Her father, Jon Bei, ran the DeLaveaga Lodge Restaurant from 1970 to 2016 with his business partner George Vomvolakis, and she’s been a customer of Linda’s since she was a kid. “My dad knew Linda from the community work they did together. He and I would come down to Linda’s Seabreeze and have breakfast on Monday mornings because that was his day off,” said Bei Magdaleno. Her standing order: a stack of chocolate chip pancakes.
She started helping her dad at DeLaveaga as a busser when she was 12 and worked her way up as a server, bartender and line cook. Later, she graduated from the California Culinary Institute in San Francisco and the Culinary Institute of America in Napa with degrees in pastry and chocolate, and became a partner at DeLaveaga in 2001. When her dad got sick, she returned to the kitchen at DeLaveaga, where she remained as the chef and event manager, even after the restaurant went under new ownership in 2017.
Last spring, the Hintzes were preparing for retirement and a mutual friend recommended the Magadalenos as potential new owners. The Magadalenos jumped at the chance, and the couple came on full time. Their son, Lucas, also joined the team. “All the staff stayed, including Tex and Claire’s son, Matt. That was so important to me. They were all so welcoming and excited to see that I was going to keep it the same, but add a new twist to it little by little,” Bei Magdaleno said.

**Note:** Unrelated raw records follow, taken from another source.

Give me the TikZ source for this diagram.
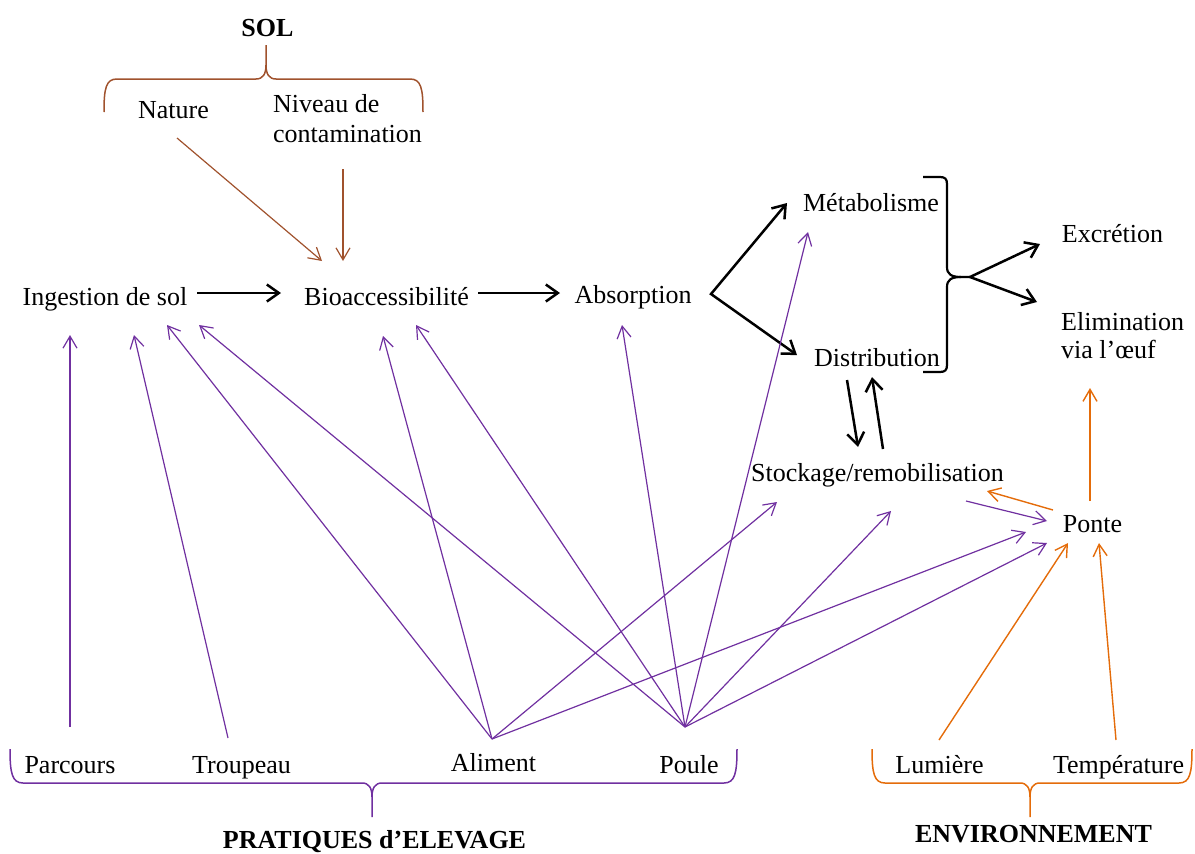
\documentclass[tikz,border=0pt]{standalone}
\usepackage{fontspec}
\setmainfont{Liberation Serif}
\usetikzlibrary{arrows.meta}
\definecolor{vio}{HTML}{7030A0}
\definecolor{brn}{HTML}{A0522D}
\definecolor{org}{HTML}{E46C0A}
\begin{document}
\begin{tikzpicture}[x=1pt,y=-1pt,
  lbl/.style={inner sep=0pt, font=\fontsize{26}{30}\selectfont, anchor=base},
  hd/.style={lbl, font=\fontsize{26}{30}\selectfont\bfseries},
  parr/.style={vio, line width=1.2pt, -{Straight Barb[length=12pt,width=14pt]}},
  btip/.tip={Straight Barb[length=12pt,width=17pt]},
  barr/.style={black, line width=2.5pt, -btip},
  brarr/.style={brn, line width=1.2pt, -{Straight Barb[length=12pt,width=14pt]}},
  oarr/.style={org, line width=1.4pt, -{Straight Barb[length=12pt,width=14pt]}},
  brace/.style={line width=1.5pt}
]
\useasboundingbox (0,0) rectangle (1195,854);

% text nodes
\node[hd] (sol) at (267.5,36) {SOL};
\node[lbl] (nat) at (173.5,118) {Nature};
\node[lbl,anchor=base west] (niv1) at (273,112) {Niveau de};
\node[lbl,anchor=base west] (niv2) at (273,142) {contamination};
\node[lbl] (ing) at (105,305) {Ingestion de sol};
\node[lbl] (bio) at (386.5,305) {Bioaccessibilité};
\node[lbl] (abs) at (633,303) {Absorption};
\node[lbl] (met) at (871,211) {Métabolisme};
\node[lbl] (dis) at (877,366) {Distribution};
\node[lbl] (exc) at (1112.5,242) {Excrétion};
\node[lbl,anchor=base west] (eli1) at (1061,330) {Elimination};
\node[lbl,anchor=base west] (eli2) at (1061,358) {via l’œuf};
\node[lbl] (sto) at (877.5,481) {Stockage/remobilisation};
\node[lbl] (pon) at (1092.5,532) {Ponte};
\node[lbl] (lum) at (939.5,773) {Lumière};
\node[lbl] (tem) at (1118.5,773) {Température};
\node[hd] (env) at (1033.5,842) {ENVIRONNEMENT};
\node[lbl] (par) at (70,773) {Parcours};
\node[lbl] (tro) at (241.5,773) {Troupeau};
\node[lbl] (ali) at (493.5,771) {Aliment};
\node[lbl] (pou) at (689,773) {Poule};
\node[hd] (pra) at (374.5,848) {PRATIQUES d’ELEVAGE};

% connector end points
\coordinate (natS) at (177,138);
\coordinate (bioT1) at (322,261);
\coordinate (nivS) at (343,169);
\coordinate (bioT2) at (343,261);
\coordinate (ingE) at (197,293);
\coordinate (bioW) at (281,293);
\coordinate (bioE) at (478,293);
\coordinate (absW) at (560,293);
\coordinate (absV) at (711,294);
\coordinate (metT) at (787,203);
\coordinate (disT) at (797,355);
\coordinate (disS) at (847,380);
\coordinate (stoT) at (858,447);
\coordinate (stoS) at (883,449);
\coordinate (disT2) at (872,377);
\coordinate (brk) at (970,277);
\coordinate (excT) at (1040,244);
\coordinate (eliT) at (1037,302);
\coordinate (parS) at (70,727);
\coordinate (ingT1) at (70,335);
\coordinate (troS) at (228,738);
\coordinate (ingT2) at (134,335);
\coordinate (aliS) at (492,739);
\coordinate (ingT3) at (167,325);
\coordinate (bioT3) at (383,336);
\coordinate (stoT1) at (777,502);
\coordinate (ponT1) at (1026,532);
\coordinate (pouS) at (685,727);
\coordinate (ingT4) at (199,325);
\coordinate (bioT4) at (416,325);
\coordinate (absT) at (622,325);
\coordinate (metT2) at (808,232);
\coordinate (stoT2) at (891,511);
\coordinate (ponT2) at (1047,543);
\coordinate (stoS2) at (966,501);
\coordinate (ponT3) at (1047,521);
\coordinate (ponS1) at (1053,510);
\coordinate (stoT3) at (987,491);
\coordinate (ponS2) at (1090,501);
\coordinate (eliT2) at (1090,388);
\coordinate (lumS) at (939,740);
\coordinate (ponT4) at (1068,543);
\coordinate (temS) at (1116,740);
\coordinate (ponT5) at (1099,543);

% brown arrows
\draw[brarr] (natS) -- (bioT1);
\draw[brarr] (nivS) -- (bioT2);

% black arrows
\draw[barr] (ingE) -- (bioW);
\draw[barr] (bioE) -- (absW);
\draw[barr, btip-btip] (metT) -- (absV) -- (disT);
\draw[barr] (disS) -- (stoT);
\draw[barr] (stoS) -- (disT2);
\draw[barr, btip-btip] (excT) -- (brk) -- (eliT);

% purple arrows
\draw[parr] (parS) -- (ingT1);
\draw[parr] (troS) -- (ingT2);
\draw[parr] (aliS) -- (ingT3);
\draw[parr] (aliS) -- (bioT3);
\draw[parr] (aliS) -- (stoT1);
\draw[parr] (aliS) -- (ponT1);
\draw[parr] (pouS) -- (ingT4);
\draw[parr] (pouS) -- (bioT4);
\draw[parr] (pouS) -- (absT);
\draw[parr] (pouS) -- (metT2);
\draw[parr] (pouS) -- (stoT2);
\draw[parr] (pouS) -- (ponT2);
\draw[parr] (stoS2) -- (ponT3);

% orange arrows
\draw[oarr] (ponS1) -- (stoT3);
\draw[oarr] (ponS2) -- (eliT2);
\draw[oarr] (lumS) -- (ponT4);
\draw[oarr] (temS) -- (ponT5);

% braces
\draw[brace, brn] (104,112) .. controls (104,88) and (106,79) .. (117,79) -- (256,79) .. controls (263,79) and (266,74) .. (266,65) -- (266,45);
\draw[brace, brn] (423,112) .. controls (423,88) and (421,79) .. (410,79) -- (276,79) .. controls (269,79) and (266,74) .. (266,65);

\draw[brace, vio] (10,749) .. controls (10,773) and (12,783) .. (23,783) -- (362,783) .. controls (369,783) and (372,788) .. (372,797) -- (372,817);
\draw[brace, vio] (737,749) .. controls (737,773) and (735,783) .. (724,783) -- (382,783) .. controls (375,783) and (372,788) .. (372,797);

\draw[brace, org] (872,749) .. controls (872,773) and (874,783) .. (885,783) -- (1020,783) .. controls (1027,783) and (1030,788) .. (1030,797) -- (1030,817);
\draw[brace, org] (1192,749) .. controls (1192,773) and (1190,783) .. (1179,783) -- (1040,783) .. controls (1033,783) and (1030,788) .. (1030,797);

\draw[line width=2.2pt] (923,177) -- (940,177) .. controls (945,177) and (947,179) .. (947,184) -- (947,267) .. controls (947,274) and (951,277) .. (961,277) -- (970,277);
\draw[line width=2.2pt] (923,372) -- (940,372) .. controls (945,372) and (947,370) .. (947,365) -- (947,287) .. controls (947,280) and (951,277) .. (961,277);
\end{tikzpicture}
\end{document}
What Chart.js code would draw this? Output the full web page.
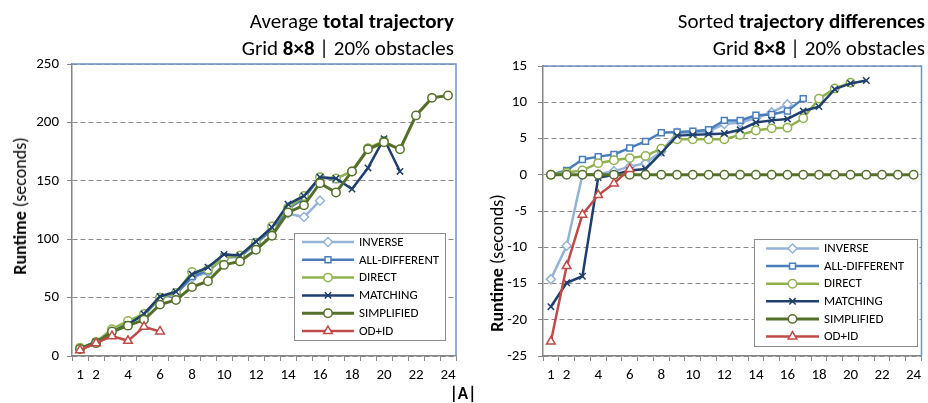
<!DOCTYPE html>
<html>
<head>
<meta charset="utf-8">
<script src="https://cdn.jsdelivr.net/npm/chart.js@4.4.1/dist/chart.umd.min.js"></script>
<style>
body { margin:0; background:#fff; width:928px; height:403px; position:relative; overflow:hidden; font-family:Carlito, Calibri, Lato, sans-serif; color:#000; }
canvas { position:absolute; top:0; }
#c1 { left:0; }
#c2 { left:465px; }
.ttl { position:absolute; text-align:right; font-size:21px; line-height:27px; white-space:nowrap; }
.ytl { position:absolute; font-size:18px; white-space:nowrap; transform:translate(-50%,-50%) rotate(-90deg); }
.xtl { position:absolute; font-size:17px; font-weight:bold; transform:translate(-50%,-50%); }
</style>
</head>
<body>
<canvas id="c1" width="465" height="403"></canvas>
<canvas id="c2" width="463" height="403"></canvas>

<div class="ttl" style="right:474px; top:8px;">Average <b>total trajectory</b><br>Grid <b>8×8</b> | 20% obstacles</div>
<div class="ttl" style="right:3px; top:8px;">Sorted <b>trajectory differences</b><br>Grid <b>8×8</b> | 20% obstacles</div>
<div class="ytl" style="left:20px; top:206px;"><b>Runtime</b> (seconds)</div>
<div class="ytl" style="left:497px; top:263px;"><b>Runtime</b> (seconds)</div>
<div class="xtl" style="left:463px; top:393px;">|A|</div>

<script>
const categorias = ['1','2','3','4','5','6','7','8','9','10','11','12','13','14','15','16','17','18','19','20','21','22','23','24'];

const namaSeri = ['INVERSE', 'ALL-DIFFERENT', 'DIRECT', 'MATCHING', 'SIMPLIFIED', 'OD+ID'];
const warnaSeri = ['#95b3d7', '#4a7ebb', '#8fb24f', '#1f3f6e', '#55702a', '#be4b48'];
const penanda = ['rectRot', 'rect', 'circle', 'crossRot', 'circle', 'triangle'];
const ukuranPenanda = [4.5, 4.2, 4.2, 4.5, 4.2, 5];

// average total trajectory (seconds)
const totInverse    = [6, 12, 21, 28, 35, 50, 53, 67, 72, 84, 85, 96, 108, 122, 119, 133];
const totAllDiff    = [6, 12, 21, 28, 35, 50, 53, 68, 73, 85, 85, 97, 108, 126, 135, 153, 151];
const totDirect     = [7, 12, 23, 30, 36, 50, 54, 72, 74, 84, 86, 97, 111, 127, 137, 153, 152, 158, 178, 184];
const totMatching   = [6, 12, 20, 27, 36, 51, 55, 70, 76, 87, 86, 98, 110, 130, 137, 153, 152, 143, 161, 186, 158];
const totSimplified = [6, 11, 21, 26, 31, 44, 48, 59, 64, 78, 81, 91, 103, 123, 129, 148, 140, 158, 177, 183, 177, 206, 221, 223];
const totOdid       = [5, 11, 17, 13, 25, 21];

// sorted trajectory differences (seconds)
const difInverse    = [-14.4, -9.8, 0, 0.1, 0.5, 1.1, 1.6, 3.2, 5.8, 5.8, 6.0, 7.0, 7.2, 7.8, 8.6, 9.7];
const difAllDiff    = [0, 0.6, 2.1, 2.5, 2.8, 3.7, 4.6, 5.8, 5.9, 6.0, 6.2, 7.5, 7.5, 8.2, 8.3, 8.8, 10.5];
const difDirect     = [0, 0.3, 0.6, 1.6, 2.0, 2.3, 2.6, 3.6, 4.9, 4.9, 4.9, 4.9, 5.5, 6.1, 6.4, 6.5, 7.8, 10.5, 11.9, 12.7];
const difMatching   = [-18.2, -14.9, -14.0, -0.4, 0, 0.6, 0.8, 3.0, 5.4, 5.5, 5.6, 5.7, 6.2, 7.2, 7.5, 7.7, 8.8, 9.4, 11.8, 12.6, 13.0];
const difSimplified = [0, 0, 0, 0, 0, 0, 0, 0, 0, 0, 0, 0, 0, 0, 0, 0, 0, 0, 0, 0, 0, 0, 0, 0];
const difOdid       = [-23.0, -12.6, -5.5, -2.8, -1.2, 0.8];

const fontTick = { family: 'Carlito, Calibri, Lato, sans-serif', size: 15 };

function buatDataset(semuaData) {
    return semuaData.map((d, i) => ({
        label: namaSeri[i], data: d,
        borderColor: warnaSeri[i], backgroundColor: '#fff',
        borderWidth: i === 4 ? 3 : 2.5,
        pointStyle: penanda[i], pointRadius: ukuranPenanda[i], pointHoverRadius: ukuranPenanda[i],
        pointBackgroundColor: '#fff', pointBorderColor: warnaSeri[i], pointBorderWidth: 1.5,
        tension: 0, order: 6 - i
    }));
}

const bingkai = {
    id: 'bingkai',
    beforeDatasetsDraw(chart) {
        const {ctx, chartArea: a} = chart;
        ctx.save();
        ctx.strokeStyle = '#6d93c9'; ctx.lineWidth = 1.5;
        ctx.beginPath(); ctx.moveTo(a.left, a.top); ctx.lineTo(a.right, a.top); ctx.lineTo(a.right, a.bottom); ctx.stroke();
        ctx.restore();
    }
};

const kotakLegenda = {
    id: 'kotakLegenda',
    afterDatasetsDraw(chart, args, o) {
        const ctx = chart.ctx;
        ctx.save();
        ctx.fillStyle = '#fff'; ctx.strokeStyle = '#8c8c8c'; ctx.lineWidth = 1;
        ctx.fillRect(o.x, o.y, o.w, o.h);
        ctx.strokeRect(o.x + 0.5, o.y + 0.5, o.w, o.h);
        ctx.font = '13px Carlito, Calibri, Lato, sans-serif';
        ctx.textBaseline = 'middle';
        chart.data.datasets.forEach((ds, i) => {
            const y = o.y + o.first + i * o.step;
            ctx.strokeStyle = ds.borderColor; ctx.lineWidth = ds.borderWidth;
            ctx.beginPath(); ctx.moveTo(o.x + o.l1, y); ctx.lineTo(o.x + o.l2, y); ctx.stroke();
            ctx.fillStyle = '#fff'; ctx.lineWidth = ds.pointBorderWidth;
            Chart.helpers.drawPoint(ctx, { pointStyle: ds.pointStyle, radius: ds.pointRadius, borderWidth: ds.pointBorderWidth, rotation: 0 }, o.x + (o.l1 + o.l2) / 2, y);
            ctx.fillStyle = '#000';
            ctx.fillText(ds.label, o.x + o.tx, y + 0.5);
        });
        ctx.restore();
    }
};

function opsi(cfg) {
    return {
        responsive: false, animation: false,
        layout: { padding: { left: 0, top: cfg.top, right: cfg.right, bottom: 0 } },
        plugins: { legend: { display: false }, tooltip: { enabled: false }, kotakLegenda: cfg.legenda },
        scales: {
            x: {
                type: 'category', offset: true,
                grid: { offset: true, drawOnChartArea: false, tickLength: 5, color: '#868686' },
                border: { color: '#868686', width: 1.5 },
                ticks: {
                    autoSkip: false, maxRotation: 0, padding: 5, color: '#000', font: fontTick,
                    callback: function(v, i) { const n = i + 1; return (n === 1 || n % 2 === 0) ? String(n) : ''; }
                },
                afterFit: s => { s.height = 47; }
            },
            y: {
                min: cfg.min, max: cfg.max,
                ticks: { stepSize: cfg.step, padding: cfg.pad, color: '#000', font: fontTick },
                grid: { color: '#8c8c8c', tickLength: 5, tickColor: '#868686', tickBorderDash: [] },
                border: { color: '#868686', width: 1.5, dash: [5, 3] },
                afterFit: s => { s.width = cfg.yw; }
            }
        }
    };
}

new Chart(document.getElementById('c1'), {
    type: 'line',
    data: { labels: categorias, datasets: buatDataset([totInverse, totAllDiff, totDirect, totMatching, totSimplified, totOdid]) },
    options: opsi({ top: 64, right: 9, min: 0, max: 250, step: 50, pad: 8, yw: 72,
        legenda: { x: 294, y: 233, w: 151, h: 107, first: 9, step: 17.8, l1: 8, l2: 60, tx: 65 } }),
    plugins: [bingkai, kotakLegenda]
});

new Chart(document.getElementById('c2'), {
    type: 'line',
    data: { labels: categorias, datasets: buatDataset([difInverse, difAllDiff, difDirect, difMatching, difSimplified, difOdid]) },
    options: opsi({ top: 66, right: 3, min: -25, max: 15, step: 5, pad: 11, yw: 78,
        legenda: { x: 289, y: 239, w: 163, h: 107, first: 9.5, step: 17.6, l1: 12, l2: 65, tx: 70 } }),
    plugins: [bingkai, kotakLegenda]
});
</script>
</body>
</html>
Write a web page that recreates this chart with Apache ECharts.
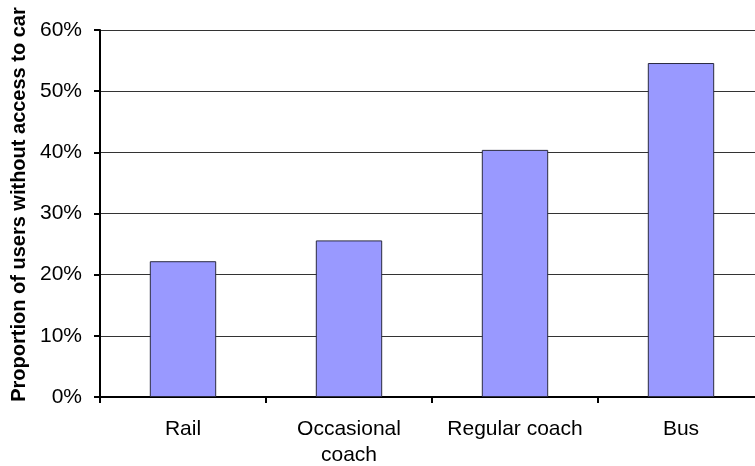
<!DOCTYPE html>
<html>
<head>
<meta charset="utf-8">
<script src="https://cdn.jsdelivr.net/npm/echarts@6/dist/echarts.min.js"></script>
<style>
  html, body { margin: 0; padding: 0; background: #fff; }
  #chart { width: 755px; height: 466px; }
</style>
</head>
<body>
<div id="chart"></div>
<script>
// Share of users of each mode who have no access to a car (percent)
const modes = ['Rail', 'Occasional\ncoach', 'Regular coach', 'Bus'];
const noCarShare = [22.2, 25.6, 40.4, 54.6];
const yTicks = { min: 0, max: 60, interval: 10 };

const chart = echarts.init(document.getElementById('chart'), null, { renderer: 'canvas' });
const font = '"Liberation Sans", Arial, sans-serif';

chart.setOption({
  animation: false,
  backgroundColor: '#ffffff',
  grid: { left: 100, top: 30, width: 664, bottom: 69, containLabel: false, outerBoundsMode: 'none' },
  xAxis: {
    type: 'category',
    data: modes,
    axisLine: { lineStyle: { color: '#000', width: 2 } },
    axisTick: { show: true, length: 6, lineStyle: { color: '#000', width: 2 } },
    axisLabel: { color: '#000', fontFamily: font, fontSize: 21, margin: 19, lineHeight: 26, interval: 0 },
    splitLine: { show: false }
  },
  yAxis: {
    type: 'value',
    min: yTicks.min, max: yTicks.max, interval: yTicks.interval,
    name: 'Proportion of users without access to car',
    nameLocation: 'middle',
    nameGap: 71,
    nameTextStyle: { color: '#000', fontFamily: font, fontSize: 20, fontWeight: 'bold', padding: [0, 0, 0, 18] },
    axisLine: { show: true, lineStyle: { color: '#000', width: 2 } },
    axisTick: { show: true, length: 6, lineStyle: { color: '#000', width: 2 } },
    axisLabel: { color: '#000', fontFamily: font, fontSize: 21, margin: 18, formatter: '{value}%' },
    splitLine: { show: true, lineStyle: { color: '#333', width: 1 } }
  },
  series: [{
    type: 'bar',
    data: noCarShare,
    barWidth: '40%',
    itemStyle: { color: '#9999ff', borderColor: '#2a2a40', borderWidth: 1 }
  }]
});
</script>
</body>
</html>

Longtime customers need not worry about their favorite dishes like the Castroville omelette ($16.50), Seabreeze Spuds ($13.50), Hearts Ahoy ($15.50) and homemade cinnamon rolls ($4.50) leaving the menu, but Bei Magadaleno aims to slowly incorporate some of the most popular items from DeLaveaga, too, like sand dabs and eggs, a pulled pork sandwich, a French dip sandwich, new soups and more baked goods, possibly even birthday cakes. Later, the restaurant will do catering pickups and drop-offs. On Wednesday, it held the first annual holiday market in the café’s parking lot, featuring art by some of the Seabreeze’s employees.
For the past four months, Bei Magdaleno has bounced between the kitchen and front of house to get to know the customers, many of whom have been coming there for generations.
“People come in and the staff already have their coffee on the table. They know they want their cinnamon roll at a certain time,” she said. “The same families come with their kids, then their grandkids – just like at DeLa. It’s pretty special and there’s not many more restaurants like that.”

On Thursday, a mother, Laurie, sat at a table with her two grown daughters, Kelsey and Courtney. For the past five years, they’ve come from Scotts Valley to have breakfast at Linda’s once a week. “We come for the staff, and the cinnamon rolls,” said Laurie.
At an outside table, two men sat drinking coffee. Henry said he and his nephew, Ron, have been coming once a week for the past 30 years. Neither is loyal to any particular dish – “We order from both sides of the menu,” said Ron, meaning both breakfast and lunch, and come to Linda’s for a slice of “old Santa Cruz” and the kind staff.

Bei Magadeleno is well aware of Linda’s devoted fans, and the reasons they keep coming back. “Good food, large portions, and the staff and the community. Midtown really supports this place. We do get a lot of tourists, but there’s a strong community in Midtown that supports each other,” she said. “And there’s history, and people like that.”
Although she has mostly moved on from chocolate chip pancakes in favor of other dishes on the menu, she still can’t resist one of Linda’s most iconic treats: “When the cinnamon rolls come out of the oven, I steal one while they’re still steaming hot.”
542 Seabright Ave., Santa Cruz; seabreezecafe.com; 831-427-9713.